President Joe Biden and former president Donald Trump have officially clinched the Democratic and Republican nominations respectively, setting up a 2020 rematch that has many young voters feeling frustrated and like not much has changed (at least when it comes to electoral options) since the last time they were asked to vote for president. That could spell trouble for the prospect of high youth voter turnout in 2024.
But new data commissioned by Run For Something, a political action committee that supports young progressives running for state and local office, sheds light on a new narrative: 61% of young Democrats in battleground states say they are more likely to turn out if there’s also a young, progressive candidate running down-ballot. The statistic is part of research conducted by John Della Volpe, who runs the market research firm SocialSphere and wrote the book FIGHT: How Gen Z Is Channeling Their Fear and Passion to Save America. Notably, 50% of non-white voters under 30 said they would be more likely to vote (as compared to 42% of white voters in the same age range).
“These are folks who might not show up right now because they're not particularly pumped about the president or feel like their vote is maybe not that important, but who, if given a local candidate who can really reach out to them, have a conversation with them, connect on the things they care about, we’ll get them to show up,” Run For Something cofounder and co-executive director Amanda Litman told Teen Vogue.
Litman calls this the “reverse coattails” effect. The traditional “coattails effect” holds that candidates at the top of the ballot generate momentum and help down-ballot candidates from the same party win races. Litman’s theory flips that dynamic on its head, suggesting that state and local candidates could excite voters so much that they boost turnout, which ends up benefitting candidates at the top of the ticket. According to a Run For Something analysis of data from 2016 to 2020, down-ballot candidates contributed “between a .4% and 2.3% bump in top-of-the-ticket vote share.”
“What we found in particular looking at 2020 was that local candidates can increase turnout for the entire ticket,” Litman said, citing the analysis. “If you start to add that up, it can really make a difference in the overall margin of victory in any given state,” she said.
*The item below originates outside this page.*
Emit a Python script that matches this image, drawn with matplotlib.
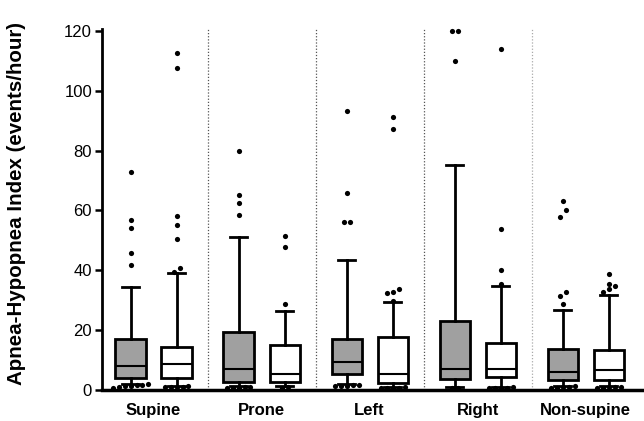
import matplotlib
matplotlib.use("Agg")
import matplotlib.pyplot as plt
from matplotlib import font_manager

categories = ["Supine", "Prone", "Left", "Right", "Non-supine"]

# gray series (first box of each group)
gray_q1 = [4.1, 2.8, 5.2, 3.7, 3.3]
gray_med = [8.0, 7.0, 9.4, 7.0, 5.9]
gray_q3 = [17.0, 19.4, 17.1, 23.2, 13.8]
gray_lo = [2.0, 1.2, 2.0, 1.0, 1.5]
gray_hi = [34.4, 51.2, 43.3, 75.1, 26.7]
gray_fliers = [
    [72.8, 56.9, 54.3, 45.9, 41.8, 1.9, 1.6, 1.3, 1.0, 0.8, 1.2, 1.8],
    [80.0, 65.3, 62.6, 58.6, 0.9, 0.7, 0.6, 0.8, 0.9],
    [93.2, 65.7, 56.1, 56.0, 1.8, 1.5, 1.2, 1.4, 1.7],
    [119.9, 119.8, 109.9, 0.8, 0.6],
    [63.0, 60.0, 57.8, 32.7, 31.4, 28.6, 1.0, 0.8, 0.7, 0.9, 1.2],
]

# white series (second box of each group)
white_q1 = [4.1, 2.8, 2.2, 4.4, 3.3]
white_med = [8.7, 5.2, 5.2, 7.0, 6.6]
white_q3 = [14.4, 15.1, 17.8, 15.8, 13.3]
white_lo = [1.5, 1.5, 1.0, 1.0, 1.5]
white_hi = [39.1, 26.3, 29.3, 34.8, 31.8]
white_fliers = [
    [112.7, 107.6, 58.1, 55.0, 50.3, 40.8, 39.4, 1.1, 1.0, 0.9, 1.2, 1.0],
    [51.3, 47.9, 28.6, 1.0, 0.8],
    [91.1, 87.1, 33.8, 32.6, 32.5, 29.6, 0.8, 0.7, 0.9, 0.6, 0.8],
    [114.1, 53.8, 40.1, 35.4, 0.8, 0.7, 0.9, 0.6, 0.8],
    [38.8, 35.3, 34.9, 33.9, 32.6, 1.0, 0.8, 0.7, 0.9, 1.1],
]

yticks = [0, 20, 40, 60, 80, 100, 120]
ylabel = "Apnea-Hypopnea Index (events/hour)"

names = {f.name for f in font_manager.fontManager.ttflist}
narrow = "Liberation Sans Narrow" if "Liberation Sans Narrow" in names else "Liberation Sans"

fig = plt.figure(figsize=(6.44, 4.21), dpi=100)
ax = fig.add_axes([0.158, 0.0736, 0.842, 0.858])

offset = 0.213
width = 0.28

def stats(q1, med, q3, lo, hi):
    return [dict(q1=a, med=b, q3=c, whislo=d, whishi=e, fliers=[])
            for a, b, c, d, e in zip(q1, med, q3, lo, hi)]

def swarm(center, vals, thresh=2.6, step=0.055):
    v = sorted(vals)
    clusters = []
    for x in v:
        if clusters and x - clusters[-1][0] < thresh:
            clusters[-1].append(x)
        else:
            clusters.append([x])
    xs, ys = [], []
    for c in clusters:
        n = len(c)
        for k, y in enumerate(c):
            xs.append(center + (k - (n - 1) / 2) * step)
            ys.append(y)
    return xs, ys

for pos_off, st, fill, fl in [
    (-offset, stats(gray_q1, gray_med, gray_q3, gray_lo, gray_hi), "#a0a0a0", gray_fliers),
    (offset, stats(white_q1, white_med, white_q3, white_lo, white_hi), "white", white_fliers),
]:
    positions = [i + pos_off for i in range(len(categories))]
    ax.bxp(st, positions=positions, widths=width, patch_artist=True,
           showfliers=False,
           boxprops=dict(facecolor=fill, edgecolor="black", linewidth=2),
           medianprops=dict(color="black", linewidth=1.5),
           whiskerprops=dict(color="black", linewidth=2),
           capprops=dict(color="black", linewidth=2),
           capwidths=width * 0.55, manage_ticks=False)
    for p, f in zip(positions, fl):
        xs, ys = swarm(p, f)
        ax.scatter(xs, ys, s=14, color="black", zorder=5, clip_on=False, linewidths=0)

for i in range(len(categories) - 1):
    ax.plot([i + 0.5, i + 0.5], [0, 120.5], linestyle=(0, (1, 1.5)),
            color="#555555" if i < 3 else "#aaaaaa", linewidth=0.9, zorder=0)

ax.set_xlim(-0.48, 4.54)
ax.set_ylim(0, 120.7)
ax.set_yticks(yticks)
ax.set_yticklabels([str(t) for t in yticks], fontfamily=narrow, fontsize=12)
ax.set_xticks(range(len(categories)))
ax.set_xticklabels(categories, fontfamily="Liberation Sans", fontweight="bold", fontsize=12)
ax.tick_params(axis="x", length=0, pad=9)
ax.tick_params(axis="y", length=5, width=1.8, pad=2)
for s in ["top", "right"]:
    ax.spines[s].set_visible(False)
ax.spines["left"].set_linewidth(2)
ax.spines["left"].set_bounds(0, 120.7)
ax.spines["bottom"].set_linewidth(2.5)
ax.set_ylabel(ylabel, fontfamily="Liberation Sans", fontweight="bold", fontsize=14.8)
ax.yaxis.set_label_coords(-0.14, 0.515)

fig.savefig("out.png", dpi=100)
“We've heard anecdotally from organizations that work with young voters — especially in places like Milwaukee, Philadelphia, Phoenix, and others — that they find local politics to be a really strong gateway for getting young people engaged,” she continued “They feel like what's happening in Washington is totally disconnected from their lives, their day-to-day experience, but locally, they can really talk about housing, about streets and transit, they can talk about abortion care, they can talk about community health, they can talk even about things like child care, which is the thing that especially folks [who] are a little bit older, in their later 20s, are experiencing, or elder care, people with aging parents. It's specific and tangible and the candidates can really get to know the voters personally.”
Della Volpe said it’s, “been pretty clear this cycle that younger people are less likely to believe that politics can solve the major challenges facing the country than they were four years ago.”
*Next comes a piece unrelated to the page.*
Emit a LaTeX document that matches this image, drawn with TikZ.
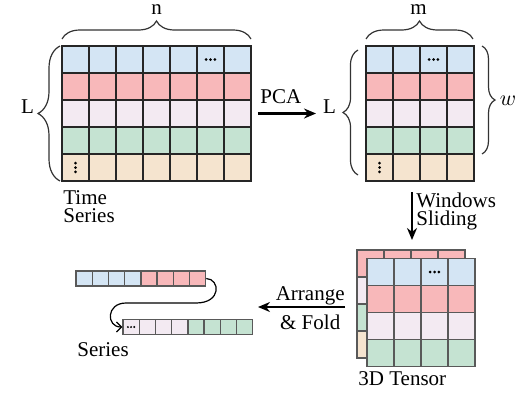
\documentclass[tikz,border=0pt]{standalone}
\usepackage{fontspec}
\setmainfont{Liberation Serif}
\usepackage{xcolor}
\usetikzlibrary{arrows.meta,positioning,calc,decorations.pathreplacing}
\definecolor{cblue}{HTML}{D4E5F4}
\definecolor{cpink}{HTML}{F8B8BA}
\definecolor{clav}{HTML}{F3EAF2}
\definecolor{cgreen}{HTML}{C5E3D2}
\definecolor{cpeach}{HTML}{F5E4CF}
\begin{document}
\begin{tikzpicture}[x=0.5pt,y=-0.5pt,
    font=\fontsize{10.5}{9}\selectfont,
    cell/.style={draw=black!85,line width=0.9pt,inner sep=0,minimum size=13.5pt},
    tcell/.style={draw=black!65,line width=0.7pt,inner sep=0,minimum size=13.5pt},
    bcell/.style={draw=black!65,line width=0.7pt,inner sep=0,minimum width=8.1pt,minimum height=7.6pt},
    bigarrow/.style={-{Stealth[length=6pt,width=5pt]},line width=1.1pt},
    brc/.style={decorate,decoration={brace,amplitude=#1},line width=0.6pt,black!80}]
  \useasboundingbox (0,0) rectangle (530,418);
  % time series
  \foreach \r/\col in {0/cblue,1/cpink,2/clav,3/cgreen,4/cpeach}
    \foreach \c in {0,...,6}
      \node[cell,fill=\col] (ts-\r-\c) at ({75.5+27*\c},{59.5+27*\r}) {};
  % after PCA
  \foreach \r/\col in {0/cblue,1/cpink,2/clav,3/cgreen,4/cpeach}
    \foreach \c in {0,...,3}
      \node[cell,fill=\col] (pc-\r-\c) at ({379.5+27*\c},{59.5+27*\r}) {};
  % 3D tensor
  \foreach \r/\col in {0/cpink,1/clav,2/cgreen,3/cpeach}
    \foreach \c in {0,...,3}
      \node[tcell,fill=\col] (tb-\r-\c) at ({370.5+27*\c},{263.5+27*\r}) {};
  \foreach \r/\col in {0/cblue,1/cpink,2/clav,3/cgreen}
    \foreach \c in {0,...,3}
      \node[tcell,fill=\col] (tf-\r-\c) at ({380.5+27*\c},{272+27*\r}) {};
  % series
  \foreach \c/\col in {0/cblue,1/cblue,2/cblue,3/cblue,4/cpink,5/cpink,6/cpink,7/cpink}
    \node[bcell,fill=\col] (sa-\c) at ({84.1+16.2*\c},278.5) {};
  \foreach \c/\col in {0/clav,1/clav,2/clav,3/clav,4/cgreen,5/cgreen,6/cgreen,7/cgreen}
    \node[bcell,fill=\col] (sb-\c) at ({131.1+16.2*\c},327) {};

  % dots
  \foreach \n in {ts-0-5,pc-0-2,tf-0-2}
    \foreach \d in {-2.2,0,2.2}
      \fill ([xshift=\d pt]\n) circle (0.75pt);
  \foreach \n in {ts-4-0,pc-4-0}
    \foreach \d in {-2.2,0,2.2}
      \fill ([yshift=\d pt]\n) circle (0.75pt);
  \foreach \d in {-1.6,0,1.6}
    \fill ([xshift=\d pt]sb-0) circle (0.55pt);

  % labels
  \node[anchor=base] (L1) at (27.5,113) {L};
  \node[anchor=base] (L2) at (329.5,113) {L};
  \node[anchor=base,inner sep=0] (nlbl) at (156.5,14) {n};
  \node[anchor=base,inner sep=0] (mlbl) at (418.5,14) {m};
  \node[anchor=base] (wlbl) at (508,105) {$w$};
  \node[anchor=north west,align=left,inner sep=0] (tsl) at (63,190) {Time\\Series};
  \node[anchor=north west,align=left,inner sep=0] (wsl) at (416,193) {Windows\\Sliding};
  \node[anchor=base west,inner sep=0] (tens) at (358,385) {3D Tensor};
  \node[anchor=base west,inner sep=0] (ser) at (77,356) {Series};

  % braces
  \draw[brc=11pt] (60,181) -- (60,46);
  \draw[brc=9pt] (62,39) -- (251,39);
  \draw[brc=9pt] (366,39) -- (473,39);
  \draw[brc=7.5pt] (358,175) -- (358,50);
  \draw[brc=6.5pt] (482,46) -- (482,154);

  % arrows
  \coordinate (ws-a) at (412,192);
  \coordinate (ws-b) at (412,240);
  \coordinate (af-a) at (345,307);
  \coordinate (af-b) at (258,307);
  \draw[bigarrow,shorten <=3pt] (ts-2-6.east) -- node[above=1pt,pos=0.45] (pca) {PCA} (ts-2-6.east -| L2.west);
  \draw[bigarrow] (ws-a) -- (ws-b);
  \draw[bigarrow] (af-a) -- node[above,inner sep=0.5pt,pos=0.4] (arr) {Arrange} node[below,pos=0.4] (fold) {\& Fold} (af-b);
  \draw[-{Straight Barb[length=2.5pt]},line width=0.6pt] (sa-7.east) .. controls (220,279) and (222,303) .. (196,303) -- (126,303) .. controls (106,303) and (106,327) .. (sb-0.west);
\end{tikzpicture}
\end{document}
“What I'm taking away from this poll, this question, is that despite what others might think, despite some distance that young people have with the Democratic Party, I don't see any indication that the generation is abandoning their progressive values,” he said. “Nor are they abandoning their views that we need a more robust government to solve the many challenges facing them, their generation, and the country. And there’s inherently more trust in local elected officials to create the tangible change that they can see on the ground.” He listed education policy, housing policy, zoning laws, and reproductive health laws as examples of local issues that state and city legislators can most directly impact.
Litman agrees, especially when it comes to housing, which has become a major electoral issue for young voters, who are struggling to buy or rent a home given the high cost of living. She said the same could be true of climate policy.
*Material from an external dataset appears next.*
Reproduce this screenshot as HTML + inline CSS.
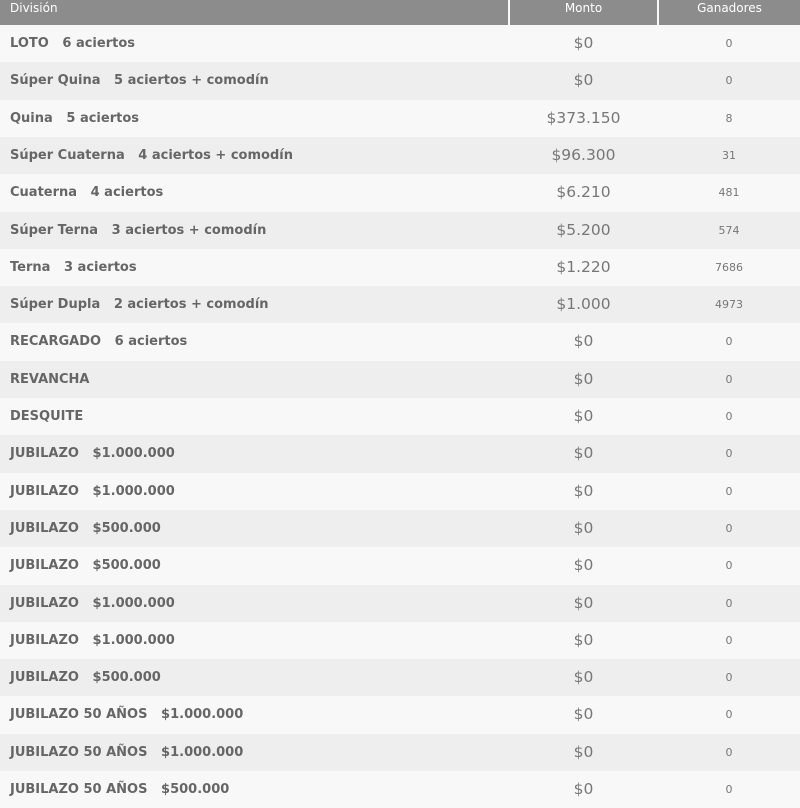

Yassamin Ansari, who is stepping down as vice mayor of Phoenix to run for Congress, spent years working on climate policy at the United Nations and with nonprofits before running for office. Ansari, who was supported by Run For Something, brought that experience to elected office and, as a city council member, helped champion Phoenix’s first climate action plan.
“We got to work immediately on our first ever climate action plan and we worked hand in hand with the city staff in our environmental programs department to make many of the goals within that plan much more ambitious than they originally were,” Ansari said, citing heat mitigation efforts and transportation electrification, especially for communities in “historically underserved areas of the district.”
“I was very proactive in making sure that we tried to save as many lives as possible over the summer months by bringing out cooling buses for our shelter residents. We set up a lot of cooling centers. And even today, in my final two weeks, I'm working on a heat safety ordinance for workers to protect anyone who works at our airports or on city-funded construction sites from heat illness and otherwise,” she said.
Ansari said she’s hired young constituents who got involved with her office through her work on sustainability, abortion, and LGBTQ+ pride. “I think there are a lot of policies that people have been excited about,” Ansari said. “When Roe v Wade was overturned. I wanted to find any route possible in the city where we could take action. We’re preempted in a lot of ways by our Republican-controlled state legislature, but we worked with Planned Parenthood and other organizations to pass an ordinance in the city that essentially directed our police department to give any calls related to abortion the lowest level of priority. And I think that was one that young people in the district especially were really motivated by.”
“I truly believe that having a young, progressive candidate lower down on the ticket, really does help,” she said.